Plotting code records:
╔══

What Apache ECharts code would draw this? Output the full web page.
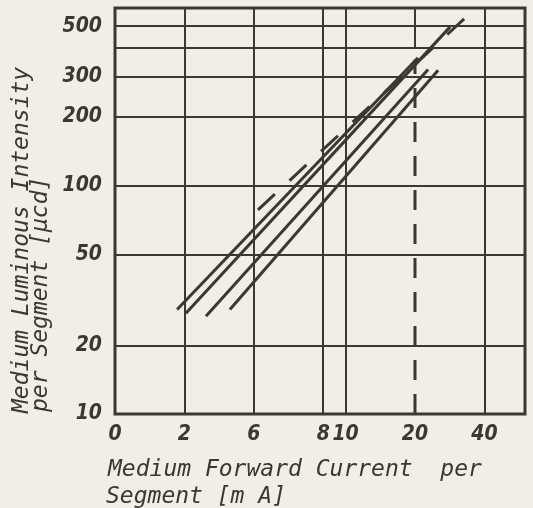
<!DOCTYPE html>
<html>
<head>
<meta charset="utf-8">
<script src="https://cdn.jsdelivr.net/npm/echarts@6/dist/echarts.min.js"></script>
<style>
  html, body { margin: 0; padding: 0; background: #f2eee5; }
  #chart { width: 533px; height: 508px; }
</style>
</head>
<body>
<div id="chart"></div>
<script>
// Forward current axis [mA]: tick values and the labels printed under them
const xTickValues = [1, 2, 4, 8, 10, 20, 40];
const xTickLabels = ['0', '2', '6', '8', '10', '20', '40'];
const xGridValues = [2, 4, 8, 10, 40];

// Luminous intensity axis [µcd]
const yTickValues = [10, 20, 50, 100, 200, 300, 500];
const yTickLabels = ['10', '20', '50', '100', '200', '300', '500'];
const yGridValues = [20, 50, 100, 200, 300, 400, 500];

// Characteristic lines, [current mA, intensity µcd] at both ends
const curve1 = [[1.86, 28.7], [20.6, 363]];
const curve2 = [[2.03, 27.6], [28.4, 496]];
const curve3 = [[2.48, 26.8], [22.8, 323]];
const curve4 = [[3.15, 28.7], [25.2, 320]];
const curveDashed = [[4.17, 78.4], [33.6, 552]];

// 20 mA reference: solid grid part at the top, dashed marker below
const refUpper = [[20, 400], [20, 600]];
const refLower = [[20, 10], [20, 356]];

const INK = '#3b3733';
const tickFont = "'Liberation Sans Narrow', 'DejaVu Sans Condensed', 'Liberation Sans', sans-serif";
const titleFont = "italic 23px 'DejaVu Sans Mono', monospace";

function lookup(values, labels, v) {
  for (let i = 0; i < values.length; i++) {
    if (Math.abs(values[i] - v) / values[i] < 1e-6) return labels[i];
  }
  return '';
}

function solid(data) {
  return {
    type: 'line', data: data, symbol: 'none', silent: true,
    lineStyle: { color: INK, width: 3 }
  };
}

const tickLabelStyle = {
  color: INK, fontSize: 21, fontStyle: 'italic', fontWeight: 'bold', fontFamily: tickFont
};

const chart = echarts.init(document.getElementById('chart'), null, { renderer: 'canvas' });
chart.setOption({
  backgroundColor: '#f2eee5',
  animation: false,
  grid: {
    left: 115, top: 8, right: 8, bottom: 94,
    show: true, borderColor: INK, borderWidth: 3, backgroundColor: 'transparent'
  },
  xAxis: {
    type: 'log', logBase: 10, min: 1, max: 60,
    axisLine: { show: false },
    axisTick: { show: false, customValues: xGridValues },
    splitLine: { show: true, lineStyle: { color: INK, width: 2 } },
    axisLabel: Object.assign({
      customValues: xTickValues,
      formatter: v => lookup(xTickValues, xTickLabels, v),
      margin: 10
    }, tickLabelStyle)
  },
  yAxis: {
    type: 'log', logBase: 10, min: 10, max: 600,
    axisLine: { show: false },
    axisTick: { show: false, customValues: yGridValues },
    splitLine: { show: true, lineStyle: { color: INK, width: 2 } },
    axisLabel: Object.assign({
      customValues: yTickValues,
      formatter: v => lookup(yTickValues, yTickLabels, v),
      margin: 13
    }, tickLabelStyle)
  },
  series: [
    solid(curve1),
    solid(curve2),
    solid(curve3),
    solid(curve4),
    {
      type: 'line', data: curveDashed, symbol: 'none', silent: true,
      lineStyle: { color: INK, width: 3, type: [23, 20] }
    },
    {
      type: 'line', data: refUpper, symbol: 'none', silent: true,
      lineStyle: { color: INK, width: 2 }
    },
    {
      type: 'line', data: refLower, symbol: 'none', silent: true,
      lineStyle: { color: INK, width: 3, type: [20, 14] }
    }
  ],
  graphic: [
    {
      type: 'text', x: 22, y: 413, rotation: Math.PI / 2,
      style: { text: 'Medium Luminous Intensity', font: titleFont, fill: INK,
               textAlign: 'left', textVerticalAlign: 'middle' }
    },
    {
      type: 'text', x: 41, y: 412, rotation: Math.PI / 2,
      style: { text: 'per Segment [µcd]', font: titleFont, fill: INK,
               textAlign: 'left', textVerticalAlign: 'middle' }
    },
    {
      type: 'text', x: 108, y: 470,
      style: { text: 'Medium Forward Current  per', font: titleFont, fill: INK,
               textAlign: 'left', textVerticalAlign: 'middle' }
    },
    {
      type: 'text', x: 106, y: 497,
      style: { text: 'Segment [m A]', font: titleFont, fill: INK,
               textAlign: 'left', textVerticalAlign: 'middle' }
    }
  ]
});
</script>
</body>
</html>
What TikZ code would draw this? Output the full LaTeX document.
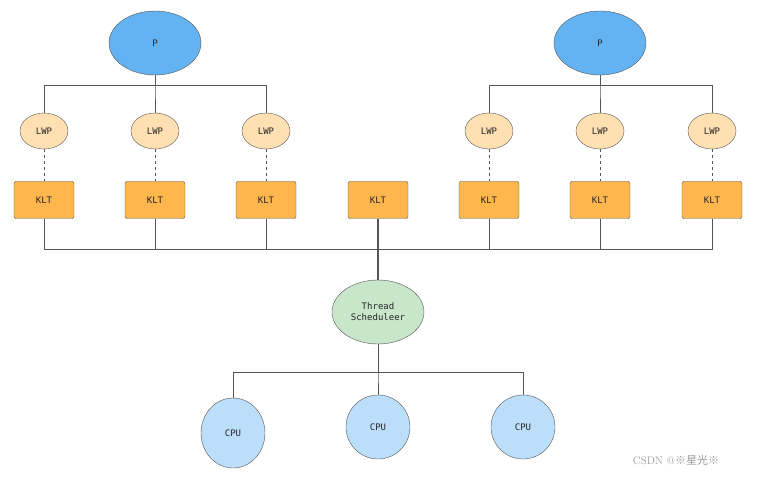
\documentclass[tikz,border=0pt]{standalone}
\usepackage{fontspec}
\setmonofont{DejaVu Sans Mono}
\newfontfamily\cjk{Noto Sans CJK SC}
\usetikzlibrary{shapes.geometric, positioning}
\definecolor{procblue}{HTML}{63B3F2}
\definecolor{lwporange}{HTML}{FFE0B2}
\definecolor{kltorange}{HTML}{FFB74D}
\definecolor{schedgreen}{HTML}{C8E6C9}
\definecolor{cpublue}{HTML}{BBDEFB}
\definecolor{linegray}{HTML}{555555}
\begin{document}
\begin{tikzpicture}[
    x=1pt, y=-1pt,
    every node/.style={font=\ttfamily\fontsize{9}{11}\selectfont, text=black!85},
    proc/.style={ellipse, draw=linegray, fill=procblue, minimum width=92pt, minimum height=64pt, inner sep=0pt},
    lwp/.style={ellipse, draw=linegray, fill=lwporange, minimum width=48pt, minimum height=36pt, inner sep=0pt},
    klt/.style={rectangle, draw=linegray, fill=kltorange, rounded corners=2pt, minimum width=60pt, minimum height=37pt},
    sched/.style={ellipse, draw=linegray, fill=schedgreen, minimum width=92pt, minimum height=64pt, align=center, inner sep=0pt},
    cpu/.style={ellipse, draw=linegray, fill=cpublue, minimum width=64pt, minimum height=64pt, inner sep=0pt},
    wire/.style={draw=linegray, line width=0.8pt}
]
\useasboundingbox (0,0) rectangle (758,478);

% Processes
\node[proc] (p1) at (155,43) {P};
\node[proc] (p2) at (600,43) {P};

% LWPs and KLTs
\foreach \i/\x in {1/44,2/155,3/266,4/489,5/600,6/712}
    \node[lwp] (lwp\i) at (\x,131) {LWP};
\foreach \i/\x in {1/44,2/155,3/266,4/378,5/489,6/600,7/712}
    \node[klt] (klt\i) at (\x,200) {KLT};

% Scheduler and CPUs
\node[sched] (sched) at (378,312) {Thread\\Scheduleer};
\node[cpu, minimum height=70pt] (cpu1) at (233,433) {CPU};
\node[cpu] (cpu2) at (378,427) {CPU};
\node[cpu] (cpu3) at (523,427) {CPU};

% Process to LWP
\foreach \i in {1,2,3}
    \draw[wire] (p1.south) -- ++(0,10) -| (lwp\i.north);
\foreach \i in {4,5,6}
    \draw[wire] (p2.south) -- ++(0,10) -| (lwp\i.north);

% LWP to KLT
\foreach \i/\j in {1/1,2/2,3/3,4/5,5/6,6/7}
    \draw[wire, dashed] (lwp\i) -- (klt\j);

% KLT to scheduler
\foreach \j in {1,2,3,5,6,7}
    \draw[wire] (klt\j.south) |- (378,249) -- (sched.north);
\draw[wire, line width=1.4pt] (klt4.south) -- (sched.north);

% Scheduler to CPUs
\foreach \k in {1,2,3}
    \draw[wire] (sched.south) |- (378,372) -| (cpu\k.north);

\node[font=\fontsize{11}{13}\selectfont, text=black!40] (mark) at (676,460) {CSDN @{\cjk ※星光※}};
\end{tikzpicture}
\end{document}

╚══

WHAT YOU NEED TO DO:
Without the pictures, restate all the entries above exactly.

TASK ANSWER:
What Apache ECharts code would draw this? Output the full web page.
<!DOCTYPE html>
<html>
<head>
<meta charset="utf-8">
<script src="https://cdn.jsdelivr.net/npm/echarts@6/dist/echarts.min.js"></script>
<style>
  html, body { margin: 0; padding: 0; background: #f2eee5; }
  #chart { width: 533px; height: 508px; }
</style>
</head>
<body>
<div id="chart"></div>
<script>
// Forward current axis [mA]: tick values and the labels printed under them
const xTickValues = [1, 2, 4, 8, 10, 20, 40];
const xTickLabels = ['0', '2', '6', '8', '10', '20', '40'];
const xGridValues = [2, 4, 8, 10, 40];

// Luminous intensity axis [µcd]
const yTickValues = [10, 20, 50, 100, 200, 300, 500];
const yTickLabels = ['10', '20', '50', '100', '200', '300', '500'];
const yGridValues = [20, 50, 100, 200, 300, 400, 500];

// Characteristic lines, [current mA, intensity µcd] at both ends
const curve1 = [[1.86, 28.7], [20.6, 363]];
const curve2 = [[2.03, 27.6], [28.4, 496]];
const curve3 = [[2.48, 26.8], [22.8, 323]];
const curve4 = [[3.15, 28.7], [25.2, 320]];
const curveDashed = [[4.17, 78.4], [33.6, 552]];

// 20 mA reference: solid grid part at the top, dashed marker below
const refUpper = [[20, 400], [20, 600]];
const refLower = [[20, 10], [20, 356]];

const INK = '#3b3733';
const tickFont = "'Liberation Sans Narrow', 'DejaVu Sans Condensed', 'Liberation Sans', sans-serif";
const titleFont = "italic 23px 'DejaVu Sans Mono', monospace";

function lookup(values, labels, v) {
  for (let i = 0; i < values.length; i++) {
    if (Math.abs(values[i] - v) / values[i] < 1e-6) return labels[i];
  }
  return '';
}

function solid(data) {
  return {
    type: 'line', data: data, symbol: 'none', silent: true,
    lineStyle: { color: INK, width: 3 }
  };
}

const tickLabelStyle = {
  color: INK, fontSize: 21, fontStyle: 'italic', fontWeight: 'bold', fontFamily: tickFont
};

const chart = echarts.init(document.getElementById('chart'), null, { renderer: 'canvas' });
chart.setOption({
  backgroundColor: '#f2eee5',
  animation: false,
  grid: {
    left: 115, top: 8, right: 8, bottom: 94,
    show: true, borderColor: INK, borderWidth: 3, backgroundColor: 'transparent'
  },
  xAxis: {
    type: 'log', logBase: 10, min: 1, max: 60,
    axisLine: { show: false },
    axisTick: { show: false, customValues: xGridValues },
    splitLine: { show: true, lineStyle: { color: INK, width: 2 } },
    axisLabel: Object.assign({
      customValues: xTickValues,
      formatter: v => lookup(xTickValues, xTickLabels, v),
      margin: 10
    }, tickLabelStyle)
  },
  yAxis: {
    type: 'log', logBase: 10, min: 10, max: 600,
    axisLine: { show: false },
    axisTick: { show: false, customValues: yGridValues },
    splitLine: { show: true, lineStyle: { color: INK, width: 2 } },
    axisLabel: Object.assign({
      customValues: yTickValues,
      formatter: v => lookup(yTickValues, yTickLabels, v),
      margin: 13
    }, tickLabelStyle)
  },
  series: [
    solid(curve1),
    solid(curve2),
    solid(curve3),
    solid(curve4),
    {
      type: 'line', data: curveDashed, symbol: 'none', silent: true,
      lineStyle: { color: INK, width: 3, type: [23, 20] }
    },
    {
      type: 'line', data: refUpper, symbol: 'none', silent: true,
      lineStyle: { color: INK, width: 2 }
    },
    {
      type: 'line', data: refLower, symbol: 'none', silent: true,
      lineStyle: { color: INK, width: 3, type: [20, 14] }
    }
  ],
  graphic: [
    {
      type: 'text', x: 22, y: 413, rotation: Math.PI / 2,
      style: { text: 'Medium Luminous Intensity', font: titleFont, fill: INK,
               textAlign: 'left', textVerticalAlign: 'middle' }
    },
    {
      type: 'text', x: 41, y: 412, rotation: Math.PI / 2,
      style: { text: 'per Segment [µcd]', font: titleFont, fill: INK,
               textAlign: 'left', textVerticalAlign: 'middle' }
    },
    {
      type: 'text', x: 108, y: 470,
      style: { text: 'Medium Forward Current  per', font: titleFont, fill: INK,
               textAlign: 'left', textVerticalAlign: 'middle' }
    },
    {
      type: 'text', x: 106, y: 497,
      style: { text: 'Segment [m A]', font: titleFont, fill: INK,
               textAlign: 'left', textVerticalAlign: 'middle' }
    }
  ]
});
</script>
</body>
</html>
What TikZ code would draw this? Output the full LaTeX document.
\documentclass[tikz,border=0pt]{standalone}
\usepackage{fontspec}
\setmonofont{DejaVu Sans Mono}
\newfontfamily\cjk{Noto Sans CJK SC}
\usetikzlibrary{shapes.geometric, positioning}
\definecolor{procblue}{HTML}{63B3F2}
\definecolor{lwporange}{HTML}{FFE0B2}
\definecolor{kltorange}{HTML}{FFB74D}
\definecolor{schedgreen}{HTML}{C8E6C9}
\definecolor{cpublue}{HTML}{BBDEFB}
\definecolor{linegray}{HTML}{555555}
\begin{document}
\begin{tikzpicture}[
    x=1pt, y=-1pt,
    every node/.style={font=\ttfamily\fontsize{9}{11}\selectfont, text=black!85},
    proc/.style={ellipse, draw=linegray, fill=procblue, minimum width=92pt, minimum height=64pt, inner sep=0pt},
    lwp/.style={ellipse, draw=linegray, fill=lwporange, minimum width=48pt, minimum height=36pt, inner sep=0pt},
    klt/.style={rectangle, draw=linegray, fill=kltorange, rounded corners=2pt, minimum width=60pt, minimum height=37pt},
    sched/.style={ellipse, draw=linegray, fill=schedgreen, minimum width=92pt, minimum height=64pt, align=center, inner sep=0pt},
    cpu/.style={ellipse, draw=linegray, fill=cpublue, minimum width=64pt, minimum height=64pt, inner sep=0pt},
    wire/.style={draw=linegray, line width=0.8pt}
]
\useasboundingbox (0,0) rectangle (758,478);

% Processes
\node[proc] (p1) at (155,43) {P};
\node[proc] (p2) at (600,43) {P};

% LWPs and KLTs
\foreach \i/\x in {1/44,2/155,3/266,4/489,5/600,6/712}
    \node[lwp] (lwp\i) at (\x,131) {LWP};
\foreach \i/\x in {1/44,2/155,3/266,4/378,5/489,6/600,7/712}
    \node[klt] (klt\i) at (\x,200) {KLT};

% Scheduler and CPUs
\node[sched] (sched) at (378,312) {Thread\\Scheduleer};
\node[cpu, minimum height=70pt] (cpu1) at (233,433) {CPU};
\node[cpu] (cpu2) at (378,427) {CPU};
\node[cpu] (cpu3) at (523,427) {CPU};

% Process to LWP
\foreach \i in {1,2,3}
    \draw[wire] (p1.south) -- ++(0,10) -| (lwp\i.north);
\foreach \i in {4,5,6}
    \draw[wire] (p2.south) -- ++(0,10) -| (lwp\i.north);

% LWP to KLT
\foreach \i/\j in {1/1,2/2,3/3,4/5,5/6,6/7}
    \draw[wire, dashed] (lwp\i) -- (klt\j);

% KLT to scheduler
\foreach \j in {1,2,3,5,6,7}
    \draw[wire] (klt\j.south) |- (378,249) -- (sched.north);
\draw[wire, line width=1.4pt] (klt4.south) -- (sched.north);

% Scheduler to CPUs
\foreach \k in {1,2,3}
    \draw[wire] (sched.south) |- (378,372) -| (cpu\k.north);

\node[font=\fontsize{11}{13}\selectfont, text=black!40] (mark) at (676,460) {CSDN @{\cjk ※星光※}};
\end{tikzpicture}
\end{document}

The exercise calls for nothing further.